● **Provided records**:
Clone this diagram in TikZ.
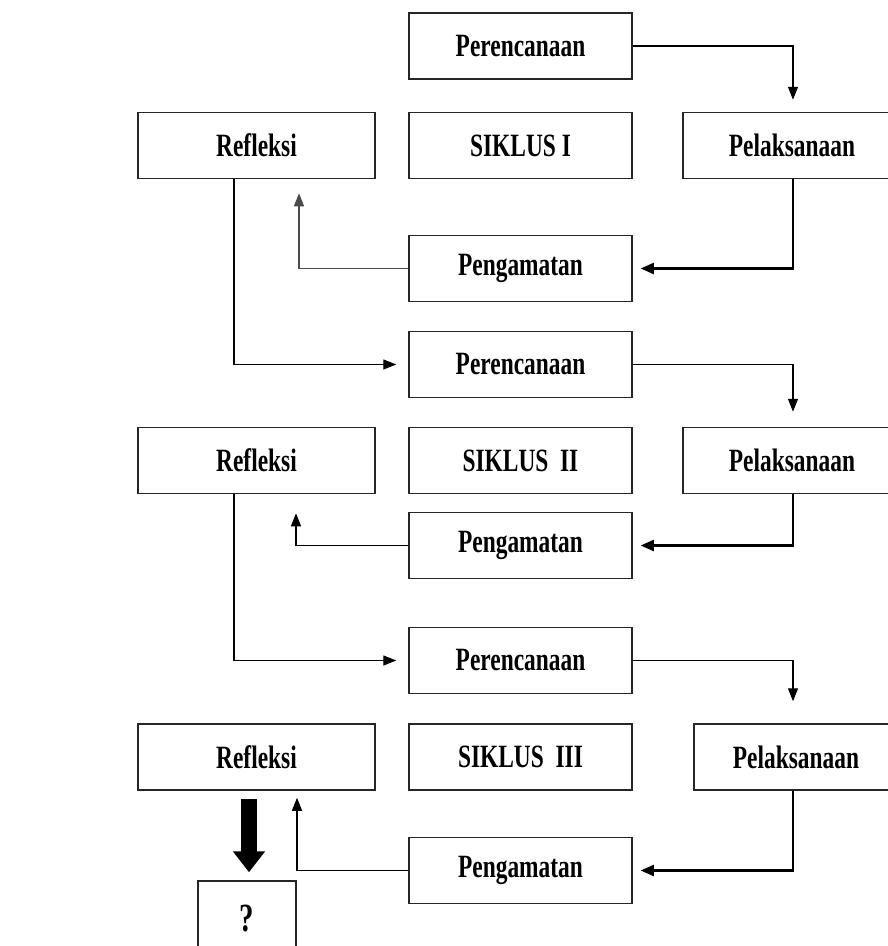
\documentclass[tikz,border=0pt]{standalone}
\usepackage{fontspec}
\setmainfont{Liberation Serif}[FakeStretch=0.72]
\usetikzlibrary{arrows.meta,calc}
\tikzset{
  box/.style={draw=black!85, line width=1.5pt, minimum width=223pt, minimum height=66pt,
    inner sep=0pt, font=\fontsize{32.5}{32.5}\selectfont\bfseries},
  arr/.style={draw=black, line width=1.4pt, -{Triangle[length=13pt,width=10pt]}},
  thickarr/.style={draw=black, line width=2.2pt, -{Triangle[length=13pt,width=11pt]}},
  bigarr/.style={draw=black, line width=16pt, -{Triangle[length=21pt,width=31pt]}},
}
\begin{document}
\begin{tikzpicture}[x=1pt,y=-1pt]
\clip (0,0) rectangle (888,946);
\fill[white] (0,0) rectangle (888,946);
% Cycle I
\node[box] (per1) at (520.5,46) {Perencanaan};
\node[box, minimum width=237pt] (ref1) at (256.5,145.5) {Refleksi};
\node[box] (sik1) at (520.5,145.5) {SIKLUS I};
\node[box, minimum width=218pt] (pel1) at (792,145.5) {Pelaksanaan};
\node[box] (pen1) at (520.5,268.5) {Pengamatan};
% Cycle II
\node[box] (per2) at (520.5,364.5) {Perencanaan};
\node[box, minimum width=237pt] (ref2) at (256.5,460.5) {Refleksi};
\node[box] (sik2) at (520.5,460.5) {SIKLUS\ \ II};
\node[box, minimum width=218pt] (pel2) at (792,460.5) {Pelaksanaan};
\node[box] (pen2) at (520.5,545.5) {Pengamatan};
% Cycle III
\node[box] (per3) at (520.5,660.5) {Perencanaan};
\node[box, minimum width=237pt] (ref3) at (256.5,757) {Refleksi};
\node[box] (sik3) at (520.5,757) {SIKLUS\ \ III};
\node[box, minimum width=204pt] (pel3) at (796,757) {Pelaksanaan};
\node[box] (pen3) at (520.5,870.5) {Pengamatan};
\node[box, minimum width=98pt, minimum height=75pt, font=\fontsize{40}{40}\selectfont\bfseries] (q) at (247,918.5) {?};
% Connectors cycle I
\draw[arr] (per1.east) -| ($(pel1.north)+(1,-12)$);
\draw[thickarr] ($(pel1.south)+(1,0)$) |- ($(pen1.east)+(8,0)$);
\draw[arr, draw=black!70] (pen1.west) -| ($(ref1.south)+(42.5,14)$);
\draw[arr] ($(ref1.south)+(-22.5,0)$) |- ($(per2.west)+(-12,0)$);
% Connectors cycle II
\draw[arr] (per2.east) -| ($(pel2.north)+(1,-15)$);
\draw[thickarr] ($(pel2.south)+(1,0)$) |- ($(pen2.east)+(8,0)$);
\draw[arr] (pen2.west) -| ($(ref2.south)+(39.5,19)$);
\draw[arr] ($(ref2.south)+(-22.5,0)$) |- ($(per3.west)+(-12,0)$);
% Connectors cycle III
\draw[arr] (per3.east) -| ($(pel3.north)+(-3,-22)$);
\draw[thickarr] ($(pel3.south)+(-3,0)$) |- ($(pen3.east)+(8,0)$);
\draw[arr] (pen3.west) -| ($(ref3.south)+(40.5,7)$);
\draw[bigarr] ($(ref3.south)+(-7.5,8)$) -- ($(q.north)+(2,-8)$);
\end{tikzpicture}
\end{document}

* * *

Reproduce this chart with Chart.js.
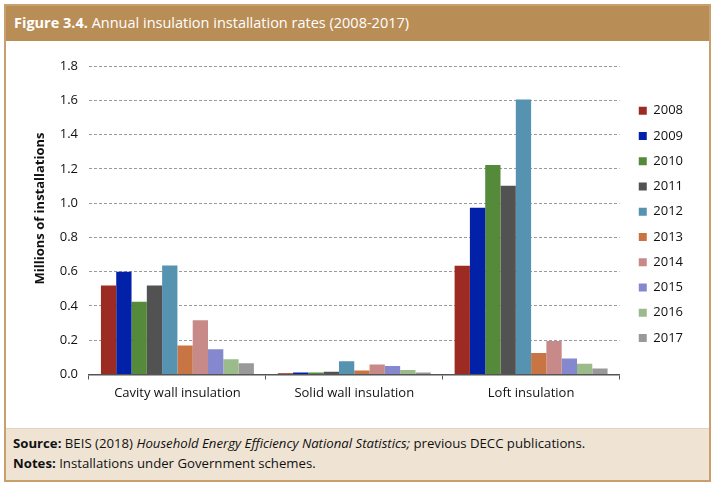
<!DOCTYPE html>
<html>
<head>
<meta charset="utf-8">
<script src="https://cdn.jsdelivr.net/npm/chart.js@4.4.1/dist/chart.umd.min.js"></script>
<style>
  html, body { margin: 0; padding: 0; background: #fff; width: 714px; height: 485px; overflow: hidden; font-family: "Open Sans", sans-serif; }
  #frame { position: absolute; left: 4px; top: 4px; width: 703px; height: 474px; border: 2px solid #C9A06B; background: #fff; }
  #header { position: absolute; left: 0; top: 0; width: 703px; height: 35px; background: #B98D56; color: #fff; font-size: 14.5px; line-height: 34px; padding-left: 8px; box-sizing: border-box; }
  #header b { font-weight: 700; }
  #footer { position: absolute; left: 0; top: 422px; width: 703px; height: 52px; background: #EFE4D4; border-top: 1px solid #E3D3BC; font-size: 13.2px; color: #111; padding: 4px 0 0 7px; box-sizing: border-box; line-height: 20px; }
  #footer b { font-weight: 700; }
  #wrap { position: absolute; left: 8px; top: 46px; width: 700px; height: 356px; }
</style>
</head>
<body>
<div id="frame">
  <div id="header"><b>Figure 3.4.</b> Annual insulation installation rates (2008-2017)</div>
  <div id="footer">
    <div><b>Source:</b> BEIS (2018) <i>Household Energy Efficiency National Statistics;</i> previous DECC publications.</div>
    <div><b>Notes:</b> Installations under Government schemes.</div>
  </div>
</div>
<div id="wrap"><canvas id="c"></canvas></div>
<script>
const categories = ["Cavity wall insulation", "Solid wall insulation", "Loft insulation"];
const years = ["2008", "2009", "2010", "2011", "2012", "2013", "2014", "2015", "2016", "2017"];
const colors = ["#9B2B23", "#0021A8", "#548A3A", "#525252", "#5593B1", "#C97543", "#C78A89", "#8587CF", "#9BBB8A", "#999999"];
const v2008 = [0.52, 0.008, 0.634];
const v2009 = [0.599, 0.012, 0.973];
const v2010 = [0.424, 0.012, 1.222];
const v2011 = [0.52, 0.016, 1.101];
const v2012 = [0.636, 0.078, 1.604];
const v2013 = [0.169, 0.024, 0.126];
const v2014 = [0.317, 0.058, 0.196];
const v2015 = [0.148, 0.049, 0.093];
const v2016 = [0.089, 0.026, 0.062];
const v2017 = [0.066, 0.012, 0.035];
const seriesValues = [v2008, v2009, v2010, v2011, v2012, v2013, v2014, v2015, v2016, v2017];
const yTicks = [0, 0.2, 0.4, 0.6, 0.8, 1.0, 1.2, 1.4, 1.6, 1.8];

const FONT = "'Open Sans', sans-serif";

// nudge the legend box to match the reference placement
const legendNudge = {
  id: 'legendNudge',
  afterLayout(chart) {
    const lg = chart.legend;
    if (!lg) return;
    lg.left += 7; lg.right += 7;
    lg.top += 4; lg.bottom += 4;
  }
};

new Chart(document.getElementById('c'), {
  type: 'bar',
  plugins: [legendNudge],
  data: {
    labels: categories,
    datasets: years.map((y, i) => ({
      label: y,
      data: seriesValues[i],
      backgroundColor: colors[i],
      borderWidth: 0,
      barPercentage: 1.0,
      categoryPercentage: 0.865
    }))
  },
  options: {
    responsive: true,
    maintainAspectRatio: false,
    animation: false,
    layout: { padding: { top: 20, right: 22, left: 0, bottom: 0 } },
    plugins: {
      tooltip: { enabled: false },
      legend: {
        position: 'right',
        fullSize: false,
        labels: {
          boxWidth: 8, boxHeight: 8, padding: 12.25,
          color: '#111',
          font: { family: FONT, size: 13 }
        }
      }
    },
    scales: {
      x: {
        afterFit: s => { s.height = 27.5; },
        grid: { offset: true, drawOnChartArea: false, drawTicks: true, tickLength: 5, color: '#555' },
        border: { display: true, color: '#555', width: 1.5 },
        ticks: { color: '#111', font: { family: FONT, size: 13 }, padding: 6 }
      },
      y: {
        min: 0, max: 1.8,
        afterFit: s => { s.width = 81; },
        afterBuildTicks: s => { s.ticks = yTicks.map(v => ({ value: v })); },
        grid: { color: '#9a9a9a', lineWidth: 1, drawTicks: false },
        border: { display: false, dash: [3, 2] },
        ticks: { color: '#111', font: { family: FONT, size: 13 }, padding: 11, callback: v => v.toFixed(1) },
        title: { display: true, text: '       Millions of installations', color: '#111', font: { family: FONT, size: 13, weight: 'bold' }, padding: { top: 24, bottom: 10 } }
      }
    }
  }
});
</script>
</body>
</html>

● **To do**:
Check each line of the entries above for the word "this". List the ones that have it.

● **Output**:
Clone this diagram in TikZ.
Reproduce this chart with Chart.js.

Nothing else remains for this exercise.